I was looking forward to doing some gambling but a €25 minimum bet on black jack we soon gave up on that and opted to play the slot machines instead. At least we did get to spend some time talking to some rather attractive young ladies on what is apparently called a Contiki tour. We’d never heard of it, probably a sign of how out of touch we were with the youth of today.

We were due to hit the road early the next morning but having agreed to be ready to go for 6:30, I headed out at 6:40, using our daily buffer of Kieran-Time to go take some shots of the marina before it got light.

Milan

September 23rd, 2010 | Travel

Needing some down time I headed to Milan after Verona for a bit of R&R. A checked into a rather nice hotel near the centre of Milan (I though it was quite a distance out given it’s distance from the train station, but it turns out the train station is just miles away).

I decided to jump on the big red Sight Seeing buses which they also have in Leeds but I figured because Milan is far more interesting than Leeds the Milan one wouldn’t be shit (I haven’t been in the Leeds one, but it’s a pretty safe guess it is).
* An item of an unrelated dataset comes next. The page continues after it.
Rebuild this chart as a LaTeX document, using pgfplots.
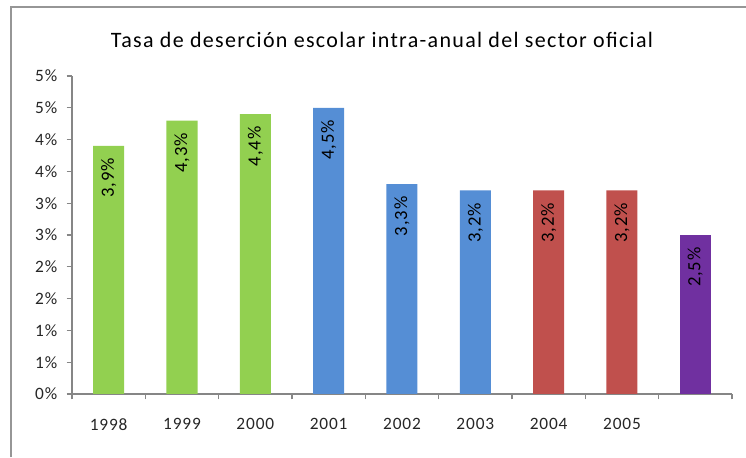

It as quite a good deal as they have two routes but you just buy one 24 hour ticket and that gives you access to them both. You also get a pair of headphones which are presumably rubbish (I didn’t try mine) though luckily I had my mini headphones, though unfortunately not my awesome noise canceling ones.

After doing both the tours round the city, I decided to go for a wander down the castle and have a look round. That really reminded me of the internet – full of Africans trying to scam you. Luckily shouting “sorry, ich spreche kein Englisch” seemed to get rid of them.

The cathedral, or Duomo di Milano if you will, was amazing – it was absolutely covered in statues, they were all over the walls and on every spire. Apparently it was quite luckily to see if without any building works on.

Had an interesting conversation on the way out also – trying to speak Italian to a taxi driver when I had never spoken a word of it before was a crazy experience. “Parco Trenno per favore.” “Parco Trenno? You mean Parco Trenno?” I’m 99% certain I pronounced it exactly the same as he did but he insisted it was Parco Trenno, not Parco Trenno. He then didn’t believe me that I wanted to go to Parco Trenno so I then had to try and explain that is where I was meeting my friends.

Still, a taxi was a much faster way of getting out of Milan than driving in – using the back streets, using the bus lane as a regular lane and not really caring if you almost wipe out a few people on mopeds make for much speedier driving.

One thing that I really did pick up on in Europe is how much better their public transport is than ours – most have a bus network, a tram system and an underground system as well as proper cycle lanes that aren’t simply a little painted line running in the main road.